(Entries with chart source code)
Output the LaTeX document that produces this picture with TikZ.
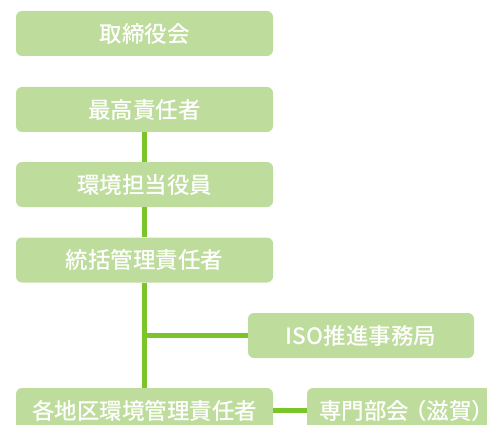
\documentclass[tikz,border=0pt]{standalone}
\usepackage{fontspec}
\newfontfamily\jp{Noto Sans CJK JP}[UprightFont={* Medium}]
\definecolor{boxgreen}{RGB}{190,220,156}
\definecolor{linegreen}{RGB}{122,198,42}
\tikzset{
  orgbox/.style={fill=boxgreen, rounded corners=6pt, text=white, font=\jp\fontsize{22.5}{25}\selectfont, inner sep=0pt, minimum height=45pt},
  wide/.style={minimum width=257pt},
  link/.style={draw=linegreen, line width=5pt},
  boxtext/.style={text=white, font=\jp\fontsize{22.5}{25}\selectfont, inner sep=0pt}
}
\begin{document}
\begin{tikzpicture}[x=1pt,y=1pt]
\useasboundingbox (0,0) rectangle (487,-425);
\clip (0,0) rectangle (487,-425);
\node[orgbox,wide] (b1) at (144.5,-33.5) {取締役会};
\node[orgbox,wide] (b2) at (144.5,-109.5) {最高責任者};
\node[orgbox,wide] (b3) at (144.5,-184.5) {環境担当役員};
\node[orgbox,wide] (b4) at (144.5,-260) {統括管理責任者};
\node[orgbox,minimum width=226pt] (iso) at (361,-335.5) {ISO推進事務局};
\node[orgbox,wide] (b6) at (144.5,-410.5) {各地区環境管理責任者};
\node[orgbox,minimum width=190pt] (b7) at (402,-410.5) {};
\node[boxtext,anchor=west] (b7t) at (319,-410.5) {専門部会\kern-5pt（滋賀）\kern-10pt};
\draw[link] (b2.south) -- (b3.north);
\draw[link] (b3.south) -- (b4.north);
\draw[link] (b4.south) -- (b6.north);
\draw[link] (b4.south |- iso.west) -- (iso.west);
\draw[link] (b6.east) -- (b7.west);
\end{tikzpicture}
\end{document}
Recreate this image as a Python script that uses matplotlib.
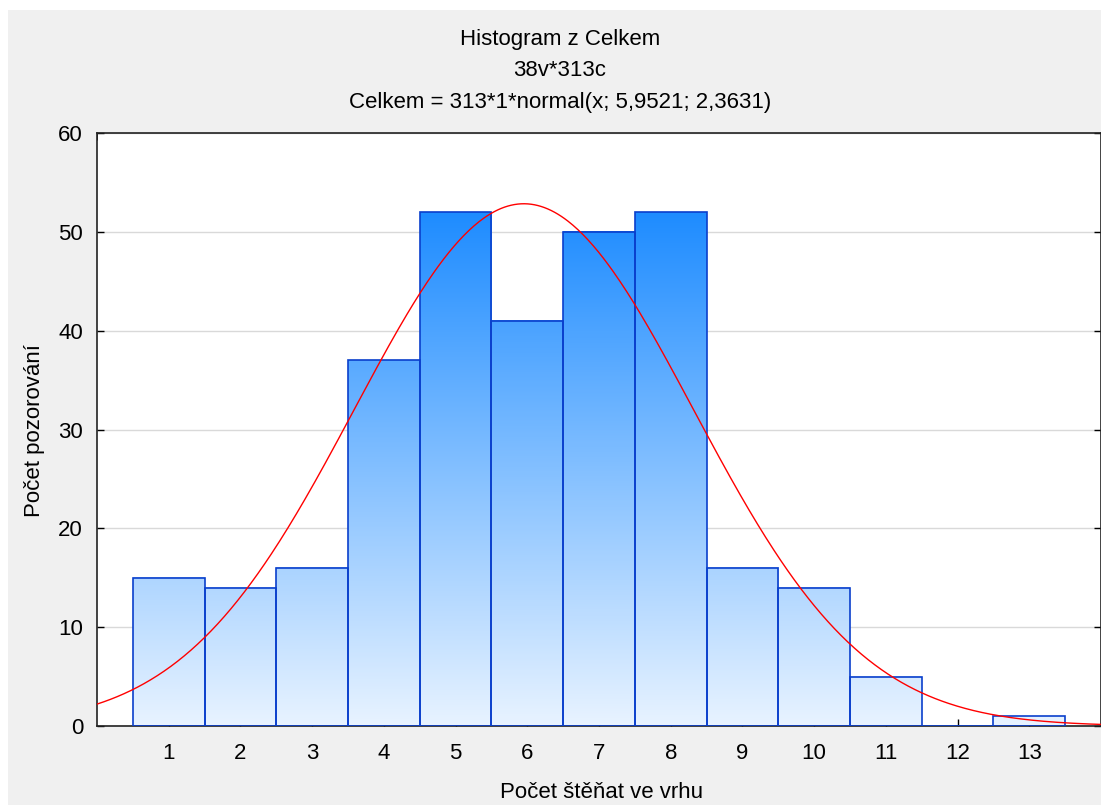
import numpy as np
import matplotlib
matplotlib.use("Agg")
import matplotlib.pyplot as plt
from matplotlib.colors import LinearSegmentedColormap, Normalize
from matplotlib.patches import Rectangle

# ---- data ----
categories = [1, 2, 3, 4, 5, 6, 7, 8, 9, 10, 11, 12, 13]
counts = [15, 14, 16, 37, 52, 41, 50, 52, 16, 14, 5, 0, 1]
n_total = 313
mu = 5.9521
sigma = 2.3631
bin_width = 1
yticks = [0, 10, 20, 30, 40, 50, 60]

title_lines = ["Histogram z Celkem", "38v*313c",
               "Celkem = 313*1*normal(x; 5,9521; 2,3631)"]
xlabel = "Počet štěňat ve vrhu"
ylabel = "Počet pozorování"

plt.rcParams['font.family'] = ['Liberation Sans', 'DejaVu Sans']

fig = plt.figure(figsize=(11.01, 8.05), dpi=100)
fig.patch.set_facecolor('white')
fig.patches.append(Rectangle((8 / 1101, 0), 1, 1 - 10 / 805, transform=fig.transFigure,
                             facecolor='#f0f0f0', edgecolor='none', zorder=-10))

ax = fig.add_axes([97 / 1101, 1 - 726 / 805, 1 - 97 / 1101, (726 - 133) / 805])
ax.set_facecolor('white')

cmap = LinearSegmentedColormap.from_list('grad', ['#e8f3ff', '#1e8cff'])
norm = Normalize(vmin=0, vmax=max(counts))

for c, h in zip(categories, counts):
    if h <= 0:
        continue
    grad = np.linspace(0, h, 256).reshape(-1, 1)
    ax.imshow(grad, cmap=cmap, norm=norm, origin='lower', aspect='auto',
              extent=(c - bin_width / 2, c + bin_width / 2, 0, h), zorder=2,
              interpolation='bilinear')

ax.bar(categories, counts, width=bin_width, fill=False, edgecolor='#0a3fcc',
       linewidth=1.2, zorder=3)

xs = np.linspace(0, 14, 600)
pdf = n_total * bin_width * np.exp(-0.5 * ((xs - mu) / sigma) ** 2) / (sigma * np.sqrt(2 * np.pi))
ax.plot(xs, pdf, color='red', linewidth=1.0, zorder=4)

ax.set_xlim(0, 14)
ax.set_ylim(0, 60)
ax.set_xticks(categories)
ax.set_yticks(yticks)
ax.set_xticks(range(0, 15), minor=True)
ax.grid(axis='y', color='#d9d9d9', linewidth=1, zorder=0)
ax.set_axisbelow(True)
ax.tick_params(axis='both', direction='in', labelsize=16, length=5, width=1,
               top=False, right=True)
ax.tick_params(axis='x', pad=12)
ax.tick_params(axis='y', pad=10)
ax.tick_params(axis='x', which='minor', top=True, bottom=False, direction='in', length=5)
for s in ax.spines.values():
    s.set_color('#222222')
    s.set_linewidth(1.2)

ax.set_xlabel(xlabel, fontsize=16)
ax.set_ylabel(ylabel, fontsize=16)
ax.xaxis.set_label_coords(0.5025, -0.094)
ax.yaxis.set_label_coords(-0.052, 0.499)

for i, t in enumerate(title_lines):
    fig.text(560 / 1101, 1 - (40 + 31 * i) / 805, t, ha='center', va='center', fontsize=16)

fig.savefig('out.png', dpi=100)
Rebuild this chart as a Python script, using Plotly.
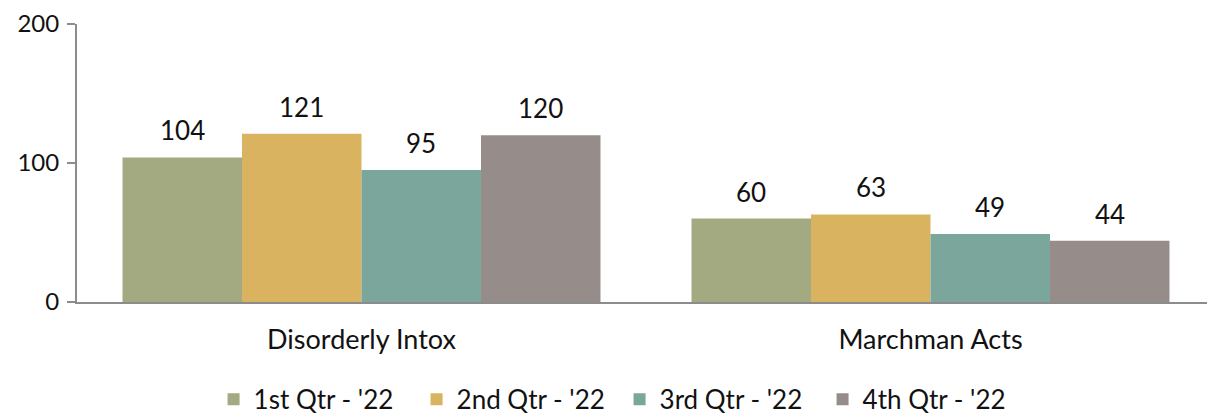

THE TASK. Restate the entire listing word for word, excluding pictures.

RESPONSE.
Output the LaTeX document that produces this picture with TikZ.
\documentclass[tikz,border=0pt]{standalone}
\usepackage{fontspec}
\newfontfamily\jp{Noto Sans CJK JP}[UprightFont={* Medium}]
\definecolor{boxgreen}{RGB}{190,220,156}
\definecolor{linegreen}{RGB}{122,198,42}
\tikzset{
  orgbox/.style={fill=boxgreen, rounded corners=6pt, text=white, font=\jp\fontsize{22.5}{25}\selectfont, inner sep=0pt, minimum height=45pt},
  wide/.style={minimum width=257pt},
  link/.style={draw=linegreen, line width=5pt},
  boxtext/.style={text=white, font=\jp\fontsize{22.5}{25}\selectfont, inner sep=0pt}
}
\begin{document}
\begin{tikzpicture}[x=1pt,y=1pt]
\useasboundingbox (0,0) rectangle (487,-425);
\clip (0,0) rectangle (487,-425);
\node[orgbox,wide] (b1) at (144.5,-33.5) {取締役会};
\node[orgbox,wide] (b2) at (144.5,-109.5) {最高責任者};
\node[orgbox,wide] (b3) at (144.5,-184.5) {環境担当役員};
\node[orgbox,wide] (b4) at (144.5,-260) {統括管理責任者};
\node[orgbox,minimum width=226pt] (iso) at (361,-335.5) {ISO推進事務局};
\node[orgbox,wide] (b6) at (144.5,-410.5) {各地区環境管理責任者};
\node[orgbox,minimum width=190pt] (b7) at (402,-410.5) {};
\node[boxtext,anchor=west] (b7t) at (319,-410.5) {専門部会\kern-5pt（滋賀）\kern-10pt};
\draw[link] (b2.south) -- (b3.north);
\draw[link] (b3.south) -- (b4.north);
\draw[link] (b4.south) -- (b6.north);
\draw[link] (b4.south |- iso.west) -- (iso.west);
\draw[link] (b6.east) -- (b7.west);
\end{tikzpicture}
\end{document}
Recreate this image as a Python script that uses matplotlib.
import numpy as np
import matplotlib
matplotlib.use("Agg")
import matplotlib.pyplot as plt
from matplotlib.colors import LinearSegmentedColormap, Normalize
from matplotlib.patches import Rectangle

# ---- data ----
categories = [1, 2, 3, 4, 5, 6, 7, 8, 9, 10, 11, 12, 13]
counts = [15, 14, 16, 37, 52, 41, 50, 52, 16, 14, 5, 0, 1]
n_total = 313
mu = 5.9521
sigma = 2.3631
bin_width = 1
yticks = [0, 10, 20, 30, 40, 50, 60]

title_lines = ["Histogram z Celkem", "38v*313c",
               "Celkem = 313*1*normal(x; 5,9521; 2,3631)"]
xlabel = "Počet štěňat ve vrhu"
ylabel = "Počet pozorování"

plt.rcParams['font.family'] = ['Liberation Sans', 'DejaVu Sans']

fig = plt.figure(figsize=(11.01, 8.05), dpi=100)
fig.patch.set_facecolor('white')
fig.patches.append(Rectangle((8 / 1101, 0), 1, 1 - 10 / 805, transform=fig.transFigure,
                             facecolor='#f0f0f0', edgecolor='none', zorder=-10))

ax = fig.add_axes([97 / 1101, 1 - 726 / 805, 1 - 97 / 1101, (726 - 133) / 805])
ax.set_facecolor('white')

cmap = LinearSegmentedColormap.from_list('grad', ['#e8f3ff', '#1e8cff'])
norm = Normalize(vmin=0, vmax=max(counts))

for c, h in zip(categories, counts):
    if h <= 0:
        continue
    grad = np.linspace(0, h, 256).reshape(-1, 1)
    ax.imshow(grad, cmap=cmap, norm=norm, origin='lower', aspect='auto',
              extent=(c - bin_width / 2, c + bin_width / 2, 0, h), zorder=2,
              interpolation='bilinear')

ax.bar(categories, counts, width=bin_width, fill=False, edgecolor='#0a3fcc',
       linewidth=1.2, zorder=3)

xs = np.linspace(0, 14, 600)
pdf = n_total * bin_width * np.exp(-0.5 * ((xs - mu) / sigma) ** 2) / (sigma * np.sqrt(2 * np.pi))
ax.plot(xs, pdf, color='red', linewidth=1.0, zorder=4)

ax.set_xlim(0, 14)
ax.set_ylim(0, 60)
ax.set_xticks(categories)
ax.set_yticks(yticks)
ax.set_xticks(range(0, 15), minor=True)
ax.grid(axis='y', color='#d9d9d9', linewidth=1, zorder=0)
ax.set_axisbelow(True)
ax.tick_params(axis='both', direction='in', labelsize=16, length=5, width=1,
               top=False, right=True)
ax.tick_params(axis='x', pad=12)
ax.tick_params(axis='y', pad=10)
ax.tick_params(axis='x', which='minor', top=True, bottom=False, direction='in', length=5)
for s in ax.spines.values():
    s.set_color('#222222')
    s.set_linewidth(1.2)

ax.set_xlabel(xlabel, fontsize=16)
ax.set_ylabel(ylabel, fontsize=16)
ax.xaxis.set_label_coords(0.5025, -0.094)
ax.yaxis.set_label_coords(-0.052, 0.499)

for i, t in enumerate(title_lines):
    fig.text(560 / 1101, 1 - (40 + 31 * i) / 805, t, ha='center', va='center', fontsize=16)

fig.savefig('out.png', dpi=100)
Rebuild this chart as a Python script, using Plotly.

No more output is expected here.